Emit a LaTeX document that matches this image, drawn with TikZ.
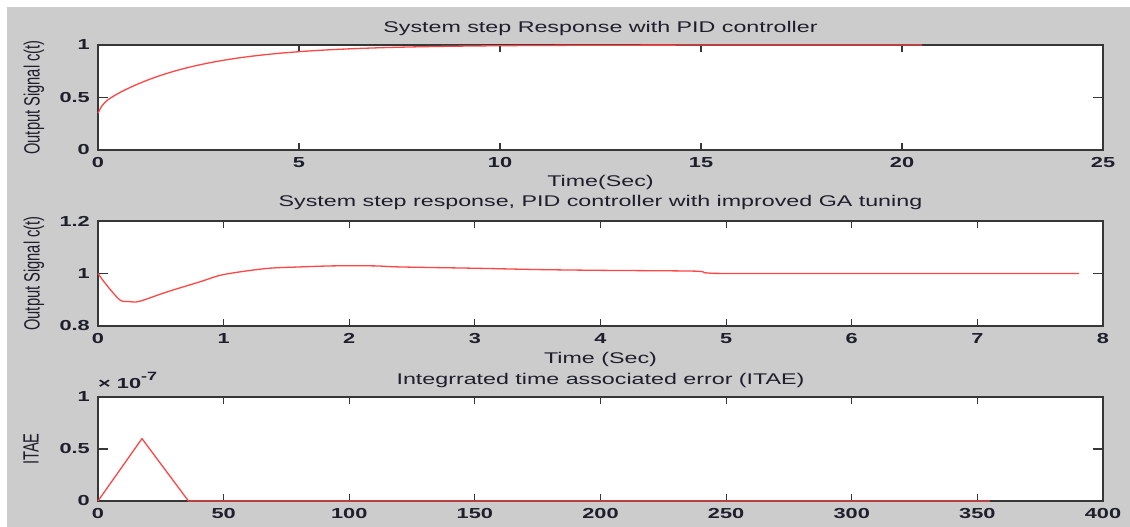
\documentclass[tikz,border=0pt]{standalone}
\usepackage{fontspec}
\setmainfont{Liberation Sans}[FakeStretch=1.5]
\newfontfamily\vlabfont{Liberation Sans}
\usetikzlibrary{positioning}
\usetikzlibrary{calc}

\definecolor{figgray}{RGB}{204,204,204}
\definecolor{axcol}{RGB}{55,55,55}
\definecolor{txtcol}{RGB}{30,30,45}
\definecolor{curve}{RGB}{255,70,70}

% vertical axis labels, turned and widened like the rest of the text
\newcommand{\vlab}[1]{\scalebox{1.5}[1]{\rotatebox{90}{\vlabfont\fontsize{14.7}{16}\selectfont #1}}}

\begin{document}
\begin{tikzpicture}
  [x=1pt,y=1pt,
  axbox/.style={draw=axcol,line width=1.4pt,fill=white},
  tick/.style={draw=axcol,line width=1.2pt},
  ticklab/.style={text=txtcol,font=\bfseries\fontsize{14.5}{15}\selectfont,inner sep=0pt},
  titletxt/.style={text=txtcol,font=\fontsize{15.5}{17}\selectfont,inner sep=0pt,anchor=base},
  vlabtxt/.style={text=txtcol,inner sep=0pt},
  resp/.style={draw=curve,line width=1.3pt,line join=round}]

  \useasboundingbox (0,0) rectangle (1130,527);
  \fill[white] (0,0) rectangle (1130,527);
  \fill[figgray] (7,0) rectangle (1130,520);

  % step response with PID
  \begin{scope}[shift={(98,377)},x=40.2pt,y=105pt]
    \draw[axbox] (0,0) rectangle (25,1);
    \foreach \t in {0,5,...,25} {
      \draw[tick] (\t,0) -- ++(0pt,7pt) (\t,1) -- ++(0pt,-7pt);
      \node[ticklab,below=7pt] (xa\t) at (\t,0) {\t};
    }
    \foreach \y [count=\i] in {0,0.5,1} {
      \draw[tick] (0,\y) -- ++(10pt,0pt) (25,\y) -- ++(-10pt,0pt);
      \node[ticklab,left=8pt] (ya\i) at (0,\y) {\y};
    }
    \draw[resp] plot[domain=0:20.5,samples=250] (\x,{1-0.075*exp(-min(10*\x,15))-0.575*exp(-0.44*\x)});
    \node[titletxt] (title1) at ([yshift=12pt]12.5,1) {System step Response with PID controller};
    \node[titletxt] (xlab1) at ([yshift=-37pt]12.5,0) {Time(Sec)};
    \node[vlabtxt] (ylab1) at ([xshift=-64pt]0,0.5) {\vlab{Output Signal c(t)}};
  \end{scope}

  % step response with GA tuned PID
  \begin{scope}[shift={(98,-9)},x=125.625pt,y=262.5pt]
    \draw[axbox] (0,0.8) rectangle (8,1.2);
    \foreach \t in {0,...,8} {
      \draw[tick] (\t,0.8) -- ++(0pt,7pt) (\t,1.2) -- ++(0pt,-7pt);
      \node[ticklab,below=7pt] (xb\t) at (\t,0.8) {\t};
    }
    \foreach \y [count=\i] in {0.8,1,1.2} {
      \draw[tick] (0,\y) -- ++(10pt,0pt) (8,\y) -- ++(-10pt,0pt);
      \node[ticklab,left=8pt] (yb\i) at (0,\y) {\y};
    }
    \draw[resp] plot[smooth,tension=0.5] coordinates {(0,1) (0.07,0.955) (0.175,0.899) (0.25,0.893)
      (0.33,0.894) (0.55,0.93) (0.81,0.968) (1.0,0.996) (1.34,1.019) (1.61,1.025) (1.87,1.029)
      (2.2,1.029) (2.4,1.025) (3,1.02) (3.5,1.015) (4,1.012) (4.75,1.009) (4.85,1.002) (5.2,1.0) (7.81,1.0)};
    \node[titletxt] (title2) at ([yshift=14pt]4,1.2) {System step response, PID controller with improved GA tuning};
    \node[titletxt] (xlab2) at ([yshift=-38pt]4,0.8) {Time (Sec)};
    \node[vlabtxt] (ylab2) at ([xshift=-64pt]0,1) {\vlab{Output Signal c(t)}};
  \end{scope}

  % ITAE
  \begin{scope}[shift={(98,26)},x=2.5125pt,y=104pt]
    \draw[axbox] (0,0) rectangle (400,1);
    \foreach \t in {0,50,...,400} {
      \draw[tick] (\t,0) -- ++(0pt,7pt) (\t,1) -- ++(0pt,-7pt);
      \node[ticklab,below=7pt] (xc\t) at (\t,0) {\t};
    }
    \foreach \y [count=\i] in {0,0.5,1} {
      \draw[tick] (0,\y) -- ++(10pt,0pt) (400,\y) -- ++(-10pt,0pt);
      \node[ticklab,left=8pt] (yc\i) at (0,\y) {\y};
    }
    \draw[resp] (0,0) -- (17.5,0.6) -- (36,0) -- (355,0);
    \node[ticklab,anchor=base west] (expo) at ([yshift=8pt]0,1) {×~10\raisebox{8pt}{\fontsize{12}{12}\selectfont -7}};
    \node[titletxt] (title3) at ([yshift=12pt]200,1) {Integrrated time associated error (ITAE)};
    \node[vlabtxt] (ylab3) at ([xshift=-67pt]0,0.5) {\vlab{ITAE}};
  \end{scope}
\end{tikzpicture}
\end{document}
++++++++
Exclude the pictures. Write out the remaining data exactly.

Emit a LaTeX document that matches this image, drawn with TikZ.
\documentclass[tikz,border=0pt]{standalone}
\usepackage{fontspec}
\setmainfont{Liberation Sans}[FakeStretch=1.5]
\newfontfamily\vlabfont{Liberation Sans}
\usetikzlibrary{positioning}
\usetikzlibrary{calc}

\definecolor{figgray}{RGB}{204,204,204}
\definecolor{axcol}{RGB}{55,55,55}
\definecolor{txtcol}{RGB}{30,30,45}
\definecolor{curve}{RGB}{255,70,70}

% vertical axis labels, turned and widened like the rest of the text
\newcommand{\vlab}[1]{\scalebox{1.5}[1]{\rotatebox{90}{\vlabfont\fontsize{14.7}{16}\selectfont #1}}}

\begin{document}
\begin{tikzpicture}
  [x=1pt,y=1pt,
  axbox/.style={draw=axcol,line width=1.4pt,fill=white},
  tick/.style={draw=axcol,line width=1.2pt},
  ticklab/.style={text=txtcol,font=\bfseries\fontsize{14.5}{15}\selectfont,inner sep=0pt},
  titletxt/.style={text=txtcol,font=\fontsize{15.5}{17}\selectfont,inner sep=0pt,anchor=base},
  vlabtxt/.style={text=txtcol,inner sep=0pt},
  resp/.style={draw=curve,line width=1.3pt,line join=round}]

  \useasboundingbox (0,0) rectangle (1130,527);
  \fill[white] (0,0) rectangle (1130,527);
  \fill[figgray] (7,0) rectangle (1130,520);

  % step response with PID
  \begin{scope}[shift={(98,377)},x=40.2pt,y=105pt]
    \draw[axbox] (0,0) rectangle (25,1);
    \foreach \t in {0,5,...,25} {
      \draw[tick] (\t,0) -- ++(0pt,7pt) (\t,1) -- ++(0pt,-7pt);
      \node[ticklab,below=7pt] (xa\t) at (\t,0) {\t};
    }
    \foreach \y [count=\i] in {0,0.5,1} {
      \draw[tick] (0,\y) -- ++(10pt,0pt) (25,\y) -- ++(-10pt,0pt);
      \node[ticklab,left=8pt] (ya\i) at (0,\y) {\y};
    }
    \draw[resp] plot[domain=0:20.5,samples=250] (\x,{1-0.075*exp(-min(10*\x,15))-0.575*exp(-0.44*\x)});
    \node[titletxt] (title1) at ([yshift=12pt]12.5,1) {System step Response with PID controller};
    \node[titletxt] (xlab1) at ([yshift=-37pt]12.5,0) {Time(Sec)};
    \node[vlabtxt] (ylab1) at ([xshift=-64pt]0,0.5) {\vlab{Output Signal c(t)}};
  \end{scope}

  % step response with GA tuned PID
  \begin{scope}[shift={(98,-9)},x=125.625pt,y=262.5pt]
    \draw[axbox] (0,0.8) rectangle (8,1.2);
    \foreach \t in {0,...,8} {
      \draw[tick] (\t,0.8) -- ++(0pt,7pt) (\t,1.2) -- ++(0pt,-7pt);
      \node[ticklab,below=7pt] (xb\t) at (\t,0.8) {\t};
    }
    \foreach \y [count=\i] in {0.8,1,1.2} {
      \draw[tick] (0,\y) -- ++(10pt,0pt) (8,\y) -- ++(-10pt,0pt);
      \node[ticklab,left=8pt] (yb\i) at (0,\y) {\y};
    }
    \draw[resp] plot[smooth,tension=0.5] coordinates {(0,1) (0.07,0.955) (0.175,0.899) (0.25,0.893)
      (0.33,0.894) (0.55,0.93) (0.81,0.968) (1.0,0.996) (1.34,1.019) (1.61,1.025) (1.87,1.029)
      (2.2,1.029) (2.4,1.025) (3,1.02) (3.5,1.015) (4,1.012) (4.75,1.009) (4.85,1.002) (5.2,1.0) (7.81,1.0)};
    \node[titletxt] (title2) at ([yshift=14pt]4,1.2) {System step response, PID controller with improved GA tuning};
    \node[titletxt] (xlab2) at ([yshift=-38pt]4,0.8) {Time (Sec)};
    \node[vlabtxt] (ylab2) at ([xshift=-64pt]0,1) {\vlab{Output Signal c(t)}};
  \end{scope}

  % ITAE
  \begin{scope}[shift={(98,26)},x=2.5125pt,y=104pt]
    \draw[axbox] (0,0) rectangle (400,1);
    \foreach \t in {0,50,...,400} {
      \draw[tick] (\t,0) -- ++(0pt,7pt) (\t,1) -- ++(0pt,-7pt);
      \node[ticklab,below=7pt] (xc\t) at (\t,0) {\t};
    }
    \foreach \y [count=\i] in {0,0.5,1} {
      \draw[tick] (0,\y) -- ++(10pt,0pt) (400,\y) -- ++(-10pt,0pt);
      \node[ticklab,left=8pt] (yc\i) at (0,\y) {\y};
    }
    \draw[resp] (0,0) -- (17.5,0.6) -- (36,0) -- (355,0);
    \node[ticklab,anchor=base west] (expo) at ([yshift=8pt]0,1) {×~10\raisebox{8pt}{\fontsize{12}{12}\selectfont -7}};
    \node[titletxt] (title3) at ([yshift=12pt]200,1) {Integrrated time associated error (ITAE)};
    \node[vlabtxt] (ylab3) at ([xshift=-67pt]0,0.5) {\vlab{ITAE}};
  \end{scope}
\end{tikzpicture}
\end{document}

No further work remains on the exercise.